Durante más de medio siglo, Oriente Medio ha sido un tablero inmóvil donde la diplomacia occidental repite los mismos movimientos fallidos. Cada presidente, cada enviado, cada cumbre añadía nuevas piezas a un juego sin fin: Gaza en ruinas, Hamás fortalecido, Israel en constante defensa y la región atrapada en el cansancio moral.
Hasta que llegó Donald Trump.
Y en lugar de mover las piezas, barrió el tablero. Derribó la estructura entera del viejo juego y comenzó una partida nueva. Fue un gesto de ruptura, no de capricho: comprendió que lo verdaderamente temerario no era desafiar las convenciones, sino seguir repitiendo los errores del pasado.
El fin de la diplomacia ritual
Durante décadas, la diplomacia se volvió una coreografía vacía de “hojas de ruta” y “procesos de paz” que solo consolidaban el estancamiento.

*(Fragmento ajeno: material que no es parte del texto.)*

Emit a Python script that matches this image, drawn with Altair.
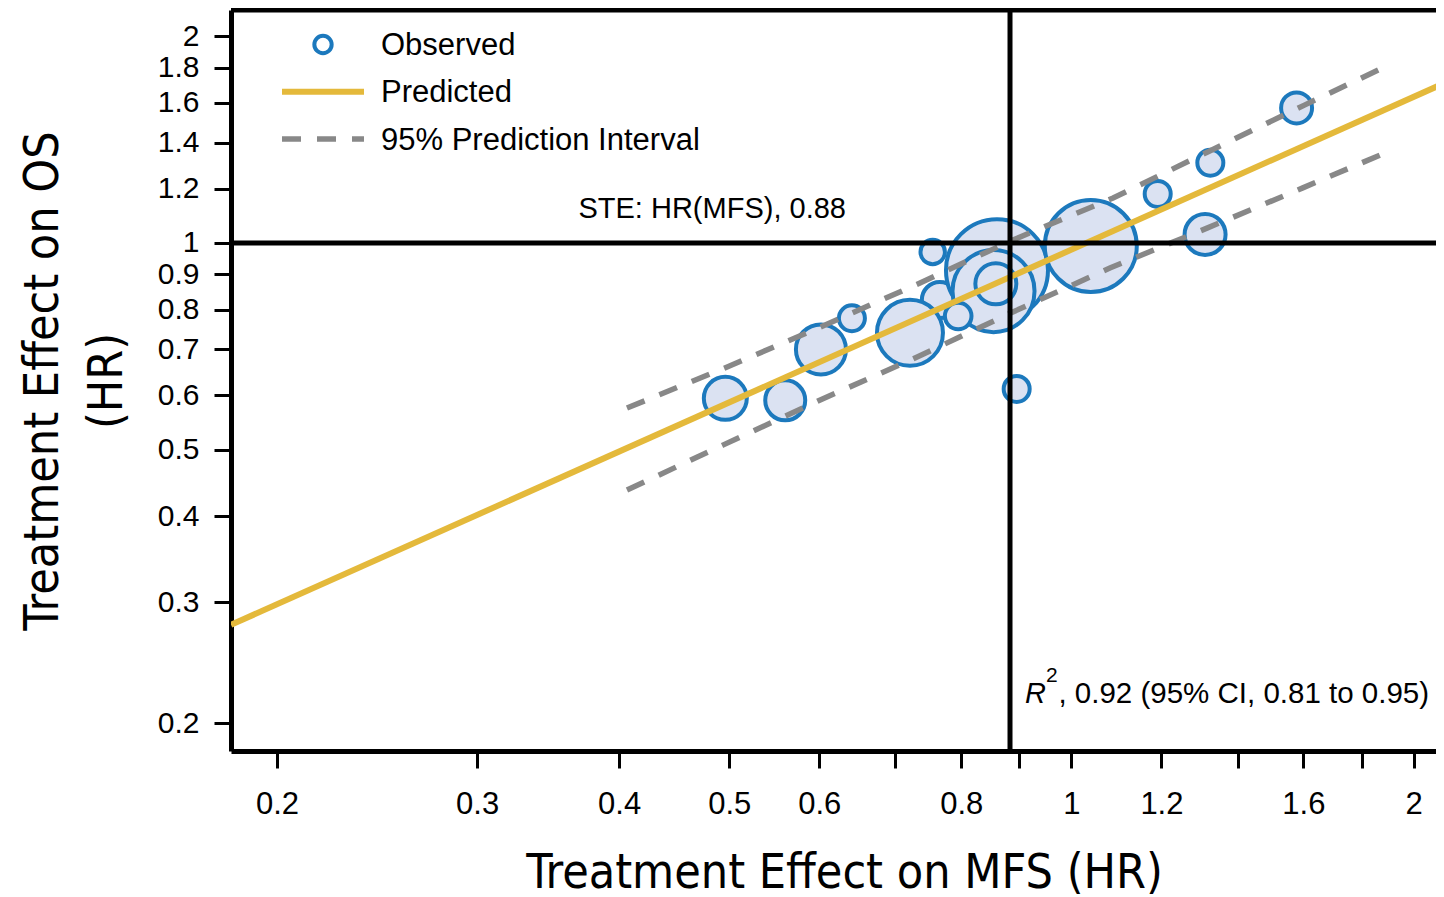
import altair as alt
import pandas as pd

# ---------------- data ----------------
# observed trials: treatment effect on MFS (HR), on OS (HR), relative trial weight
mfs_hr = [0.766, 0.860, 1.040, 0.854, 0.721, 0.858, 0.795, 0.496, 0.560,
          0.602, 0.641, 0.755, 0.895, 1.191, 1.325, 1.311, 1.578]
os_hr = [0.826, 0.913, 0.990, 0.851, 0.740, 0.872, 0.783, 0.594, 0.590,
         0.700, 0.777, 0.970, 0.613, 1.179, 1.309, 1.029, 1.573]
weight = [324, 2601, 2116, 1681, 1089, 420, 177, 462, 400,
          625, 169, 149, 169, 169, 169, 420, 240]

# predicted regression line (log-log)
pred_x = [0.1822, 2.127]
pred_y = [0.278, 1.708]

# 95% prediction interval bounds
pi_x = [0.4064, 0.4955, 0.6044, 0.7358, 0.8881, 1.088, 1.318, 1.605, 1.887]
pi_upper = [0.575, 0.6577, 0.7571, 0.8746, 1.010, 1.163, 1.357, 1.589, 1.805]
pi_x_low = [0.4064, 0.4935, 0.5984, 0.7284, 0.8881, 1.081, 1.316, 1.598, 1.887]
pi_lower = [0.4368, 0.5078, 0.5887, 0.6801, 0.7935, 0.9196, 1.051, 1.203, 1.352]

ste_mfs = 0.883      # surrogate threshold effect
null_hr = 1.0

x_domain = [0.1822, 2.093]
y_domain = [0.1821, 2.184]
x_tick_values = [0.2, 0.3, 0.4, 0.5, 0.6, 0.7, 0.8, 0.9, 1, 1.2, 1.4, 1.6, 1.8, 2]
x_tick_labels = [0.2, 0.3, 0.4, 0.5, 0.6, 0.8, 1, 1.2, 1.6, 2]
y_tick_values = [0.2, 0.3, 0.4, 0.5, 0.6, 0.7, 0.8, 0.9, 1, 1.2, 1.4, 1.6, 1.8, 2]

legend_labels = ["Observed", "Predicted", "95% Prediction Interval"]
ste_text = "STE: HR(MFS), 0.88"
ste_pos = [0.483, 1.0856]
r2_main = "R"
r2_sup = "2"
r2_rest = ", 0.92 (95% CI, 0.81 to 0.95)"
r2_pos = [0.9101, 0.2137]
r2_sup_pos = [0.9497, 0.2295]
r2_rest_pos = [0.9740, 0.2137]

# ---------------- styling ----------------
BLUE = "#1c79bd"
FILL = "#dbe2f2"
YELLOW = "#e4b93b"
GRAY = "#888888"
LABEL_FONT = "Liberation Sans"
TITLE_FONT = "DejaVu Sans Condensed"
W, H = 1205, 741

xscale = alt.Scale(type="log", domain=x_domain, nice=False)
yscale = alt.Scale(type="log", domain=y_domain, nice=False)

label_list = ",".join(str(v) for v in x_tick_labels)
x_axis = alt.Axis(
    orient="bottom", values=x_tick_values, format="~g",
    labelExpr=f"indexof([{label_list}], datum.value) >= 0 ? datum.label : ''",
    tickSize=17, tickWidth=3, tickColor="black",
    domainColor="black", domainWidth=5, grid=False,
    labelFont=LABEL_FONT, labelFontSize=31, labelColor="black",
    labelPadding=21, labelOverlap=False, labelFlush=False, labelBound=False,
    title="Treatment Effect on MFS (HR)", titleFont=TITLE_FONT,
    titleFontSize=48, titleFontWeight="normal", titleColor="black",
    titleX=613, titleY=136, titleBaseline="alphabetic", titleAlign="center",
)
y_axis = alt.Axis(
    orient="left", values=y_tick_values, format="~g",
    tickSize=17, tickWidth=3, tickColor="black",
    domainColor="black", domainWidth=5, grid=False,
    labelFont=LABEL_FONT, labelFontSize=30, labelColor="black",
    labelPadding=15, labelOverlap=False, labelFlush=False, labelBound=False,
    title=["Treatment Effect on OS", "(HR)"], titleFont=TITLE_FONT,
    titleFontSize=48, titleFontWeight="normal", titleColor="black",
    titleX=-174, titleY=H / 2, titleAngle=270, titleBaseline="alphabetic",
    titleAlign="center", titleLineHeight=64,
)


def X(field):
    return alt.X(field, scale=xscale, axis=x_axis)


def Y(field):
    return alt.Y(field, scale=yscale, axis=y_axis)


obs = pd.DataFrame({"mfs": mfs_hr, "os": os_hr, "weight": weight,
                    "order": list(range(len(mfs_hr)))})
pred = pd.DataFrame({"mfs": pred_x, "os": pred_y})
pi = pd.DataFrame({
    "mfs": pi_x + pi_x_low,
    "os": pi_upper + pi_lower,
    "bound": ["upper"] * len(pi_x) + ["lower"] * len(pi_x_low),
})

points = alt.Chart(obs).mark_point(
    shape="circle", filled=True, fill=FILL, stroke=BLUE, strokeWidth=4,
    opacity=1, fillOpacity=1,
).encode(
    x=X("mfs:Q"),
    y=Y("os:Q"),
    size=alt.Size("weight:Q", scale=alt.Scale(type="linear", domain=[0, 2601],
                                              range=[0, 10404]), legend=None),
    order=alt.Order("order:Q"),
)

pred_line = alt.Chart(pred).mark_line(color=YELLOW, strokeWidth=6, clip=True).encode(
    x=X("mfs:Q"), y=Y("os:Q"),
)

pi_lines = alt.Chart(pi).mark_line(
    color=GRAY, strokeWidth=5.5, strokeDash=[19, 16], clip=True
).encode(
    x=X("mfs:Q"), y=Y("os:Q"), detail="bound:N",
)

vrule = alt.Chart(pd.DataFrame({"mfs": [ste_mfs]})).mark_rule(
    color="black", strokeWidth=5).encode(x=X("mfs:Q"))
hrule = alt.Chart(pd.DataFrame({"os": [null_hr]})).mark_rule(
    color="black", strokeWidth=5).encode(y=Y("os:Q"))

one = pd.DataFrame({"k": [0]})
# top border of the plot frame
top_border = alt.Chart(one).mark_rule(color="black", strokeWidth=5).encode(
    x=alt.value(0), x2=alt.value(W), y=alt.value(0))


def note(text, pos, size=29, style="normal", align="left"):
    df = pd.DataFrame({"mfs": [pos[0]], "os": [pos[1]], "t": [text]})
    return alt.Chart(df).mark_text(
        font=LABEL_FONT, fontSize=size, fontStyle=style, color="black",
        align=align, baseline="alphabetic",
    ).encode(x=X("mfs:Q"), y=Y("os:Q"), text="t:N")


ste_note = note(ste_text, ste_pos, align="center")
r2_a = note(r2_main, r2_pos, style="italic")
r2_b = note(r2_sup, r2_sup_pos, size=21)
r2_c = note(r2_rest, r2_rest_pos, size=29.5)

# ---------------- legend (inside plot, top-left) ----------------
leg_circle = alt.Chart(one).mark_point(
    shape="circle", filled=True, fill="white", stroke=BLUE, strokeWidth=4,
    size=300, opacity=1,
).encode(x=alt.value(92), y=alt.value(34.5))
leg_line = alt.Chart(one).mark_rule(color=YELLOW, strokeWidth=6).encode(
    x=alt.value(51), x2=alt.value(133), y=alt.value(81.7))
leg_dash = alt.Chart(one).mark_rule(
    color=GRAY, strokeWidth=5.5, strokeDash=[19, 16]).encode(
    x=alt.value(51), x2=alt.value(133), y=alt.value(129))


def leg_text(label, ypx):
    return alt.Chart(pd.DataFrame({"t": [label]})).mark_text(
        font=LABEL_FONT, fontSize=31, color="black", align="left",
        baseline="alphabetic",
    ).encode(x=alt.value(150), y=alt.value(ypx), text="t:N")


leg_texts = [leg_text(lbl, 44.5 + 47.5 * i) for i, lbl in enumerate(legend_labels)]

chart = alt.layer(
    points, pred_line, pi_lines, vrule, hrule, top_border,
    ste_note, r2_a, r2_b, r2_c,
    leg_circle, leg_line, leg_dash, *leg_texts,
).properties(
    width=W, height=H,
    autosize=alt.AutoSizeParams(type="none"),
    padding={"left": 223, "top": 2, "right": 0, "bottom": 146},
    background="white",
).configure_view(stroke=None)

chart.save("out.html", embed_options={"renderer": "svg", "actions": False})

Trump vio que el problema no era la falta de creatividad, sino la cobardía de no abandonar ideas que ya habían fracasado. Su respuesta fue contundente: romper el hechizo del incrementalismo y reemplazar la gestión burocrática por una estrategia de fuerza, relaciones personales y claridad de propósito.
La doctrina Trump: fuerza, confianza y resultados
Barrió el tablero viejo.
Trump se atrevió a desmontar las viejas suposiciones: que Hamás podía gobernar y matar impunemente, que la ayuda exterior sin condiciones compraría la paz, o que Israel debía limitar su propia seguridad para complacer a otros.
Lideró con fuerza, no con consignas
Sustituyó el lenguaje de las resoluciones infinitas por el del compromiso directo y las consecuencias reales. Entendió que la diplomacia en Oriente Medio no se basa en teorías morales, sino en la confianza personal entre líderes que gobiernan por convicción y riesgo.
Sus críticos lo acusaron de pragmatismo moral por vincularse con dirigentes bajo controversia, pero Trump sabía que la cooperación histórica solo nace de la confianza, no de los sermones. Construyó esas relaciones cara a cara, hablando con franqueza, cumpliendo su palabra y dejando claro que Estados Unidos no predicaba desde lejos: lideraba al frente.
Convirtió la economía en la base del acuerdo.
Para Trump, el desarrollo económico es la herramienta más poderosa contra el extremismo. Gaza no debe depender de subsidios perpetuos, sino de trabajo, inversión e infraestructura que la conecten con el progreso regional.
Hizo de la imprevisibilidad una ventaja.
En un terreno donde la espera se usa como táctica, su disposición a actuar sin previo aviso obligó a todos —amigos y enemigos— a adaptarse. El desconcierto, paradójicamente, abrió la puerta al movimiento.
Una esperanza prudente
No es la paz definitiva, pero es el primer cambio real en décadas.
El desmantelamiento de Hamás requerirá algo más que poder militar: una gobernanza legítima y eficaz. La reconstrucción dependerá de que los donantes cumplan sus promesas, y el nuevo equilibrio será probado por Irán y sus aliados.
Netanyahu encara divisiones internas; Trump enfrenta un mundo que aún desconfía de su estilo. Pero el statu quo —esa cómoda parálisis disfrazada de diplomacia— ya no existe.
El nuevo juego
Trump rompió el ciclo de la resignación. Entendió que la diplomacia no es un rito de permanencia, sino un instrumento de cambio. En sus manos, el poder estadounidense volvió a ser lo que fue en sus mejores momentos: una fuerza viva capaz de alterar la historia.
Lo que ocurra ahora dependerá de si este nuevo orden se sostiene con estructuras sólidas, transparencia y voluntad compartida. Pero el hecho es innegable: el tablero que mantuvo paralizada a la región durante medio siglo ha sido barrido.
Por primera vez en una generación, Oriente Medio juega una partida distinta.
Y Estados Unidos, otra vez, ha hecho el primer movimiento.